When a trader opens a leveraged position, the exchange has to decide which funds back that trade if the market moves the wrong way. In isolated margin mode, the trader manually sets aside a fixed amount of collateral for one specific position, and that bucket is walled off from every other balance in the account.
Mechanically, the exchange marks the position to market continuously. As the price moves against the trade, losses eat into the isolated collateral rather than the account as a whole. Once that collateral falls to the maintenance margin level, the position is liquidated and closed, but the rest of the trader's balance and any other open trades are untouched. A trader who commits $100 as isolated margin on a $1,000 position can, at most, lose that $100 plus fees, no matter how far the price falls. Most platforms also let a trader top up the isolated margin on an existing position, which lowers the liquidation price and buys more room before a forced close.
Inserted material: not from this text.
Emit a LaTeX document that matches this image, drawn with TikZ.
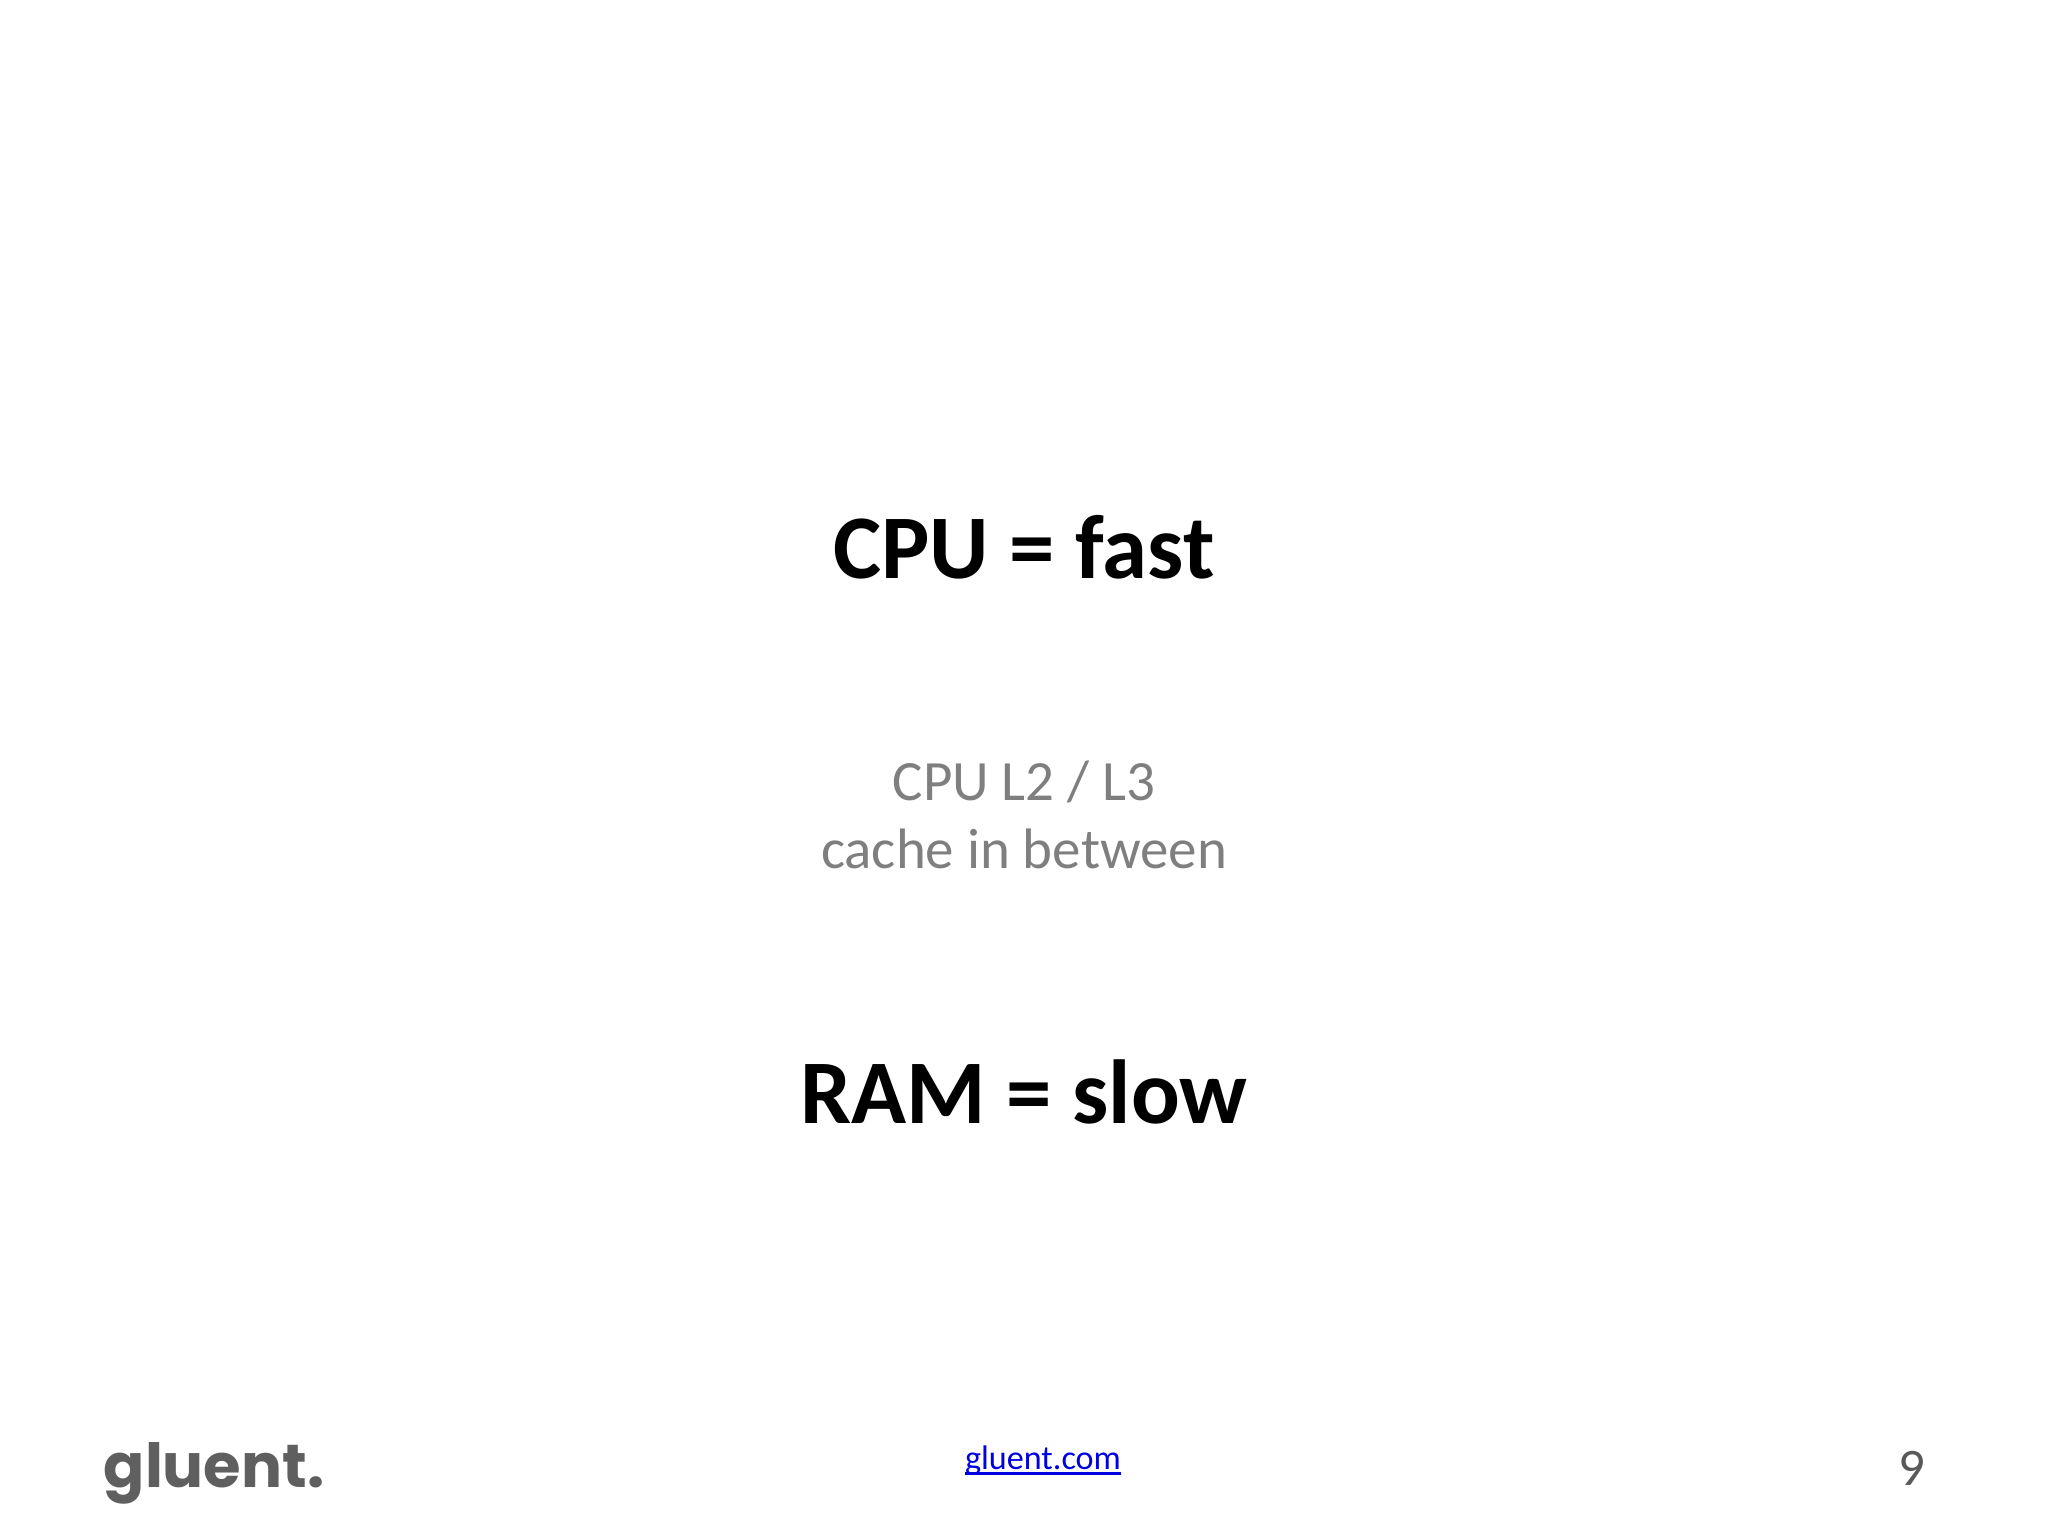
\documentclass[tikz,border=0pt]{standalone}
\usepackage{fontspec}
\setmainfont{Carlito}
\newfontfamily\logofont{Poppins}
\definecolor{logogray}{HTML}{5F5F5F}
\definecolor{midgray}{HTML}{7F7F7F}
\definecolor{numgray}{HTML}{595959}
\definecolor{linkblue}{HTML}{0000E0}
\usetikzlibrary{positioning}
\newcommand{\linkline}[1]{\setbox0\hbox{#1}\rlap{\rule[-1.7pt]{\wd0}{.85pt}}\box0}

\begin{document}
\begin{tikzpicture}[x=.01cm,y=-.01cm,
headline/.style={font=\fontsize{25.85}{30}\selectfont\bfseries, text=black, anchor=base, inner sep=0pt},
subline/.style={font=\fontsize{16.2}{19}\selectfont, text=midgray, anchor=base, inner sep=0pt}]
% page frame in reference pixels
\useasboundingbox (0,0) rectangle (2048,1536);
\node[headline] (cpu) at (1024,578) {CPU = fast};
\node[subline] (cacheA) at (1024,800) {CPU L2 / L3};
\node[subline] (cacheB) at (1024,868) {cache in between};
\node[headline] (ram) at (1024,1123) {RAM = slow};
% footer
\node[anchor=base west, inner sep=0pt, text=logogray, font=\logofont\fontsize{17.3}{20}\selectfont\bfseries] (logo) at (103,1487) {gluent.};
\node[anchor=base, inner sep=0pt, text=linkblue, font=\fontsize{9.7}{12}\selectfont] (link) at (1043,1469) {\linkline{gluent.com}};
\node[anchor=base, inner sep=0pt, text=numgray, font=\fontsize{15}{18}\selectfont] (num) at (1912,1485) {9};
\end{tikzpicture}
\end{document}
This differs from cross margin, where the entire account balance backs every open position, so profits on one trade can offset losses on another but a severe move can put the whole account at risk. Isolated margin is generally preferred for testing a single high-leverage idea, hedging, or capping downside on a volatile altcoin, since the worst case is known in advance.
The trade-off is capital efficiency and attention: collateral sitting in an isolated bucket cannot support other positions, and because the buffer is smaller by design, a fast price swing can trigger liquidation sooner than it would under cross margin. Exchanges such as Binance and Bybit offer isolated margin as a selectable mode within their margin trading and derivatives products.